WRITTEN INSTRUCTION - Retype the whole listing verbatim and keep the pictures out of it.

.....

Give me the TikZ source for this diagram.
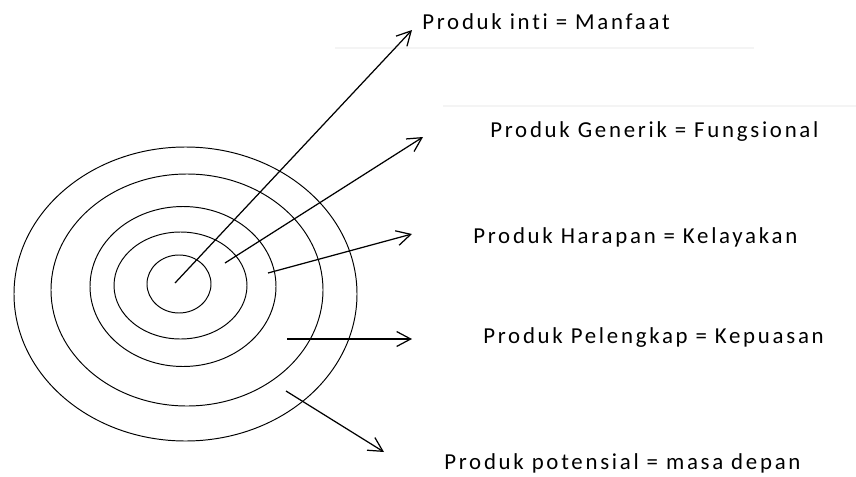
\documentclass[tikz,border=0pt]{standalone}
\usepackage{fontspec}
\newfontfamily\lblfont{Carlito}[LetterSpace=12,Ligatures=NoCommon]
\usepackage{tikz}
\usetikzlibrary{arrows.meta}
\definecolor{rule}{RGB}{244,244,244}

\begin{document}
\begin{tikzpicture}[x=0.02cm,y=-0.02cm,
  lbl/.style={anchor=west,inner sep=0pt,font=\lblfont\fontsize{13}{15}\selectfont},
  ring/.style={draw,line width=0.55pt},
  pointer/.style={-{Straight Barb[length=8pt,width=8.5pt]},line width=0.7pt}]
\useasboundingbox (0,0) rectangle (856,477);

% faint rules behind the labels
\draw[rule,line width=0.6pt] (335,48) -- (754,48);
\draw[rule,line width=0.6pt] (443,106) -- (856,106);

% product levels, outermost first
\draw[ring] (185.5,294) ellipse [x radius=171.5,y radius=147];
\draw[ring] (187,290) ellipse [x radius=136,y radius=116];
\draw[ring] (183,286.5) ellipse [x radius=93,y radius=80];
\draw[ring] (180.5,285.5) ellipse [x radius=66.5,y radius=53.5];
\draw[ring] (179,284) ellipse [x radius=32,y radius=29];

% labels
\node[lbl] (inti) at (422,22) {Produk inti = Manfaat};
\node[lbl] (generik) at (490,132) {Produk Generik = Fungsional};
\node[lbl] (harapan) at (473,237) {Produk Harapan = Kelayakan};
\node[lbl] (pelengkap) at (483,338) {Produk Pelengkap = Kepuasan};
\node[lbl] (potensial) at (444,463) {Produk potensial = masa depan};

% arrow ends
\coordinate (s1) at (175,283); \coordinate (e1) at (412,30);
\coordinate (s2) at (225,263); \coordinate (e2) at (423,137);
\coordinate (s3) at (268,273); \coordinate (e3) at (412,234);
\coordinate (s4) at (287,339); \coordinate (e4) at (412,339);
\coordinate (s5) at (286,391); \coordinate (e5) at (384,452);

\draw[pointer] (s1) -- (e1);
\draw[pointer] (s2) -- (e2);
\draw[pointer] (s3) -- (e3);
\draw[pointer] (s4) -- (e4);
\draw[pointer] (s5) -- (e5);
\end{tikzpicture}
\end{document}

.....

EXPECTED OUTPUT -
Give me the TikZ source for this diagram.
\documentclass[tikz,border=0pt]{standalone}
\usepackage{fontspec}
\newfontfamily\lblfont{Carlito}[LetterSpace=12,Ligatures=NoCommon]
\usepackage{tikz}
\usetikzlibrary{arrows.meta}
\definecolor{rule}{RGB}{244,244,244}

\begin{document}
\begin{tikzpicture}[x=0.02cm,y=-0.02cm,
  lbl/.style={anchor=west,inner sep=0pt,font=\lblfont\fontsize{13}{15}\selectfont},
  ring/.style={draw,line width=0.55pt},
  pointer/.style={-{Straight Barb[length=8pt,width=8.5pt]},line width=0.7pt}]
\useasboundingbox (0,0) rectangle (856,477);

% faint rules behind the labels
\draw[rule,line width=0.6pt] (335,48) -- (754,48);
\draw[rule,line width=0.6pt] (443,106) -- (856,106);

% product levels, outermost first
\draw[ring] (185.5,294) ellipse [x radius=171.5,y radius=147];
\draw[ring] (187,290) ellipse [x radius=136,y radius=116];
\draw[ring] (183,286.5) ellipse [x radius=93,y radius=80];
\draw[ring] (180.5,285.5) ellipse [x radius=66.5,y radius=53.5];
\draw[ring] (179,284) ellipse [x radius=32,y radius=29];

% labels
\node[lbl] (inti) at (422,22) {Produk inti = Manfaat};
\node[lbl] (generik) at (490,132) {Produk Generik = Fungsional};
\node[lbl] (harapan) at (473,237) {Produk Harapan = Kelayakan};
\node[lbl] (pelengkap) at (483,338) {Produk Pelengkap = Kepuasan};
\node[lbl] (potensial) at (444,463) {Produk potensial = masa depan};

% arrow ends
\coordinate (s1) at (175,283); \coordinate (e1) at (412,30);
\coordinate (s2) at (225,263); \coordinate (e2) at (423,137);
\coordinate (s3) at (268,273); \coordinate (e3) at (412,234);
\coordinate (s4) at (287,339); \coordinate (e4) at (412,339);
\coordinate (s5) at (286,391); \coordinate (e5) at (384,452);

\draw[pointer] (s1) -- (e1);
\draw[pointer] (s2) -- (e2);
\draw[pointer] (s3) -- (e3);
\draw[pointer] (s4) -- (e4);
\draw[pointer] (s5) -- (e5);
\end{tikzpicture}
\end{document}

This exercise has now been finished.